Raw-sugar futures for May delivery dropped 1.3 percent to settle at 17.9 cents on ICE Futures U.S. in New York.
Also on ICE, cotton futures for May delivery slumped 1.5 percent to 83.23 cents a pound, the first loss in a week.
Arabica coffee for May delivery gained 0.1 percent to $1.4175 a pound in New York.
Cocoa futures for May delivery advanced 0.9 percent to $2,133 a metric ton.
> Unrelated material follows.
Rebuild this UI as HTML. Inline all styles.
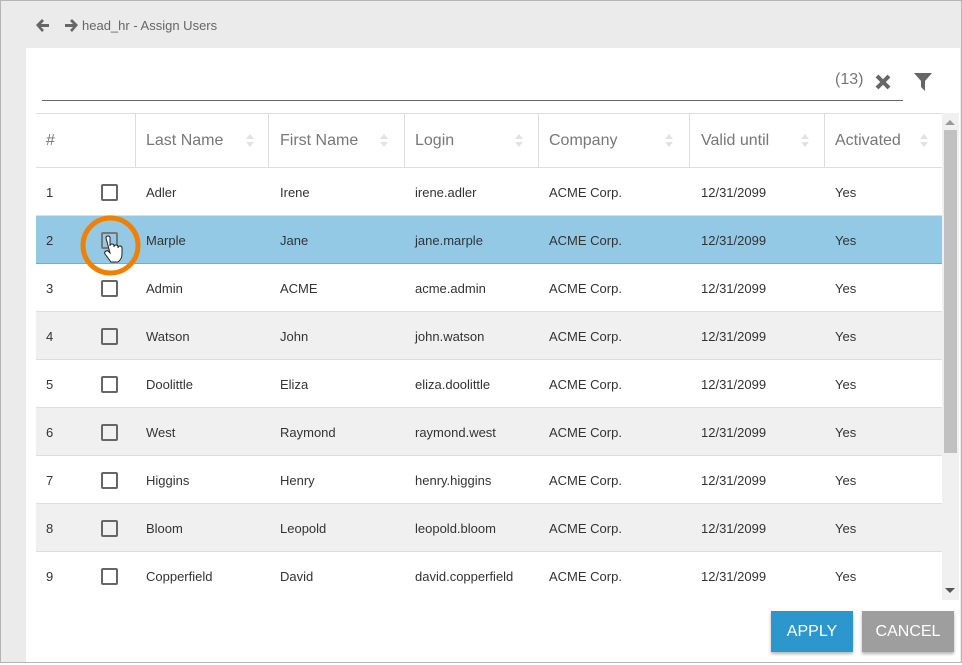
<!DOCTYPE html>
<html><head><meta charset="utf-8"><style>
*{margin:0;padding:0;box-sizing:border-box}
body{width:962px;height:665px;overflow:hidden;background:#fff;font-family:"Liberation Sans",sans-serif;position:relative}
.a{position:absolute}
.frame{left:0;top:0;width:962px;height:665px;border:1px solid #b5b5b5;border-bottom:none;background:#ebebeb}
.panel{left:26px;top:48px;width:934px;height:614px;background:#fff}
.bot{left:0;top:662px;width:962px;height:3px;background:#fff;border-top:1px solid #b5b5b5}
.t{font-size:13px;color:#333;white-space:nowrap}
.h{font-size:16px;color:#777;white-space:nowrap}
.row{left:36px;width:906px;height:48px;border-bottom:1px solid #ddd}
.cb{width:17px;height:17px;border:2px solid #666;border-radius:2px}
.sep{width:1px;height:55px;top:113px;background:#ddd}
.sort{width:0;height:0;border-left:5px solid transparent;border-right:5px solid transparent}
.btn{top:611px;height:41px;color:#fff;font-size:16px;text-align:center;line-height:41px;box-shadow:0 2px 3px rgba(0,0,0,.3)}
</style></head><body>
<div class="a frame"></div>
<svg class="a" style="left:34px;top:17px" width="46" height="16"><path d="M2 8 L8 2 L10 4 L7 7 H15 V10 H7 L10 13 L8 15 Z" fill="#666"/><path d="M44 8 L38 2 L36 4 L39 7 H31 V10 H39 L36 13 L38 15 Z" fill="#666"/></svg>
<div class="a" style="left:82px;top:18px;font-size:13px;color:#666">head_hr - Assign Users</div>
<div class="a panel"></div>
<div class="a bot"></div>
<div class="a" style="left:42px;top:100px;width:861px;height:1px;background:#666"></div>
<div class="a" style="left:835px;top:71px;font-size:16px;color:#777">(13)</div>
<svg class="a" style="left:874px;top:73px" width="18" height="18"><path d="M3 3 L15 15 M15 3 L3 15" stroke="#666" stroke-width="4"/></svg>
<svg class="a" style="left:913px;top:72px" width="20" height="20"><path d="M1 1 H19 L12 9 V19 L8 15 V9 Z" fill="#666"/></svg>
<div class="a" style="left:36px;top:113px;width:906px;height:55px;border-top:1px solid #ddd;border-bottom:1px solid #ddd"></div>
<div class="a sep" style="left:135px"></div><div class="a sep" style="left:268px"></div><div class="a sep" style="left:404px"></div><div class="a sep" style="left:538px"></div><div class="a sep" style="left:689px"></div><div class="a sep" style="left:824px"></div>
<div class="a h" style="left:46px;top:132px">#</div>
<div class="a h" style="left:146px;top:132px">Last Name</div>
<div class="a h" style="left:280px;top:132px">First Name</div>
<div class="a h" style="left:415px;top:132px">Login</div>
<div class="a h" style="left:549px;top:132px">Company</div>
<div class="a h" style="left:701px;top:132px">Valid until</div>
<div class="a h" style="left:835px;top:132px">Activated</div>
<div id="sorts"></div>
<div id="rows"></div>
<div class="a" style="left:942px;top:113px;width:17px;height:487px;background:#f0f0f0"></div>
<div class="a" style="left:944px;top:130px;width:13px;height:323px;background:#c1c1c1"></div>
<div class="a sort" style="left:945px;top:120px;border-bottom:5px solid #999"></div>
<div class="a sort" style="left:945px;top:588px;border-top:5px solid #555"></div>
<svg class="a" style="left:76px;top:211px" width="70" height="70"><circle cx="34.5" cy="34.5" r="27.5" fill="none" stroke="#f08000" stroke-width="5"/>
<path d="M30 27 q0-2 2-2 q2 0 2 2 v8 q0-2 2-2 q2 0 2 2 v1 q0-2 2-2 q2 0 2 2 v1 q0-2 2-2 q2 0 2 2 v6 q0 5-4 8 h-7 l-6-8 q-1-2 1-3 q2-1 3 1 l1 1 z" fill="#fff" stroke="#222" stroke-width="1"/></svg>
<div class="a btn" style="left:771px;width:82px;background:#2b97cd">APPLY</div>
<div class="a btn" style="left:862px;width:92px;background:#9e9e9e">CANCEL</div>
<script>
var s='';[246,380,515,665,801,920].forEach(function(x){s+='<div class="a sort" style="left:'+x+'px;top:134px;border-left-width:4px;border-right-width:4px;border-bottom:5px solid #e2e2e2"></div><div class="a sort" style="left:'+x+'px;top:142px;border-left-width:4px;border-right-width:4px;border-top:5px solid #e2e2e2"></div>';});
document.getElementById('sorts').innerHTML=s;
var d=[["Adler","Irene","irene.adler"],["Marple","Jane","jane.marple"],["Admin","ACME","acme.admin"],["Watson","John","john.watson"],["Doolittle","Eliza","eliza.doolittle"],["West","Raymond","raymond.west"],["Higgins","Henry","henry.higgins"],["Bloom","Leopold","leopold.bloom"],["Copperfield","David","david.copperfield"]];
var h='';d.forEach(function(r,i){var y=168+i*48;var bg=i==1?'#93c9e5':(i%2==1?'#f0f0f0':'#fff');var bb=i==8?'none':(i==1?'1px solid #6aaed0':'1px solid #ddd');
h+='<div class="a row" style="top:'+y+'px;background:'+bg+';border-bottom:'+bb+'"></div>';var ty=y+17;
h+='<div class="a t" style="left:46px;top:'+ty+'px">'+(i+1)+'</div>';
h+='<div class="a cb" style="left:101px;top:'+(y+16)+'px;'+(i==1?'border-color:#777':'')+'"></div>';
h+='<div class="a t" style="left:146px;top:'+ty+'px">'+r[0]+'</div><div class="a t" style="left:280px;top:'+ty+'px">'+r[1]+'</div><div class="a t" style="left:415px;top:'+ty+'px">'+r[2]+'</div><div class="a t" style="left:549px;top:'+ty+'px">ACME Corp.</div><div class="a t" style="left:701px;top:'+ty+'px">12/31/2099</div><div class="a t" style="left:835px;top:'+ty+'px">Yes</div>';});
document.getElementById('rows').innerHTML=h;
</script>
</body></html>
Orange-juice futures for May delivery rose 1.9 percent to $1.289 a pound.
Soft commodities markets: NI SOMKTS
Natural gas futures dropped in New York for the first time in three days after weather forecasts for the central U.S. turned milder heading into March.
Natural gas for March delivery slid 3.3 cents, or 1 percent, to settle at $3.246 per million British thermal units on the Nymex.
U.S. gas market: NI NUSMKT
Copper, tin and nickel fell to the lowest level this year on signs of a deepening slump in Europe and concern that the Fed will slow the pace of economic stimulus.
Copper futures for May delivery declined 1.5 percent to settle at $3.5695 a pound on the Comex.
On the London Metal Exchange, copper for delivery in three months fell 1.2 percent to $7,861 a ton ($3.57 a pound). Nickel slumped as low as $16,600, the cheapest since Nov. 27. Tin touched $22,980, the least since Dec. 20.
Lead, zinc and aluminum also retreated in London.
Base-metal markets: NI BMMKTS
Wheat fell the most in seven weeks as snowfall expected in Kansas, the biggest U.S. grower of winter varieties, eased concern that drought in the Great Plains will damage crops. Corn fell, and soybeans rose.
Wheat futures for delivery in May fell 2.9 percent to settle at $7.24 a bushel on the Chicago Board of Trade.
Soybean futures for May delivery rose 0.1 percent to settle at $14.705 a bushel on the CBOT.
Corn futures for May delivery dropped 1.5 percent to $6.855 a bushel in Chicago.
Grain markets: NI GRMKTS
Hog futures fell, capping the longest slump in 15 months, on signs of slack export demand for U.S. pork. Cattle also dropped.
Hog futures for April settlement declined 0.7 percent to close at 82.375 cents a pound on the Chicago Mercantile Exchange.
Cattle futures for April delivery slid 0.3 percent to $1.27825 a pound. Feeder-cattle futures for March settlement declined less than 0.1 percent to $1.407 a pound.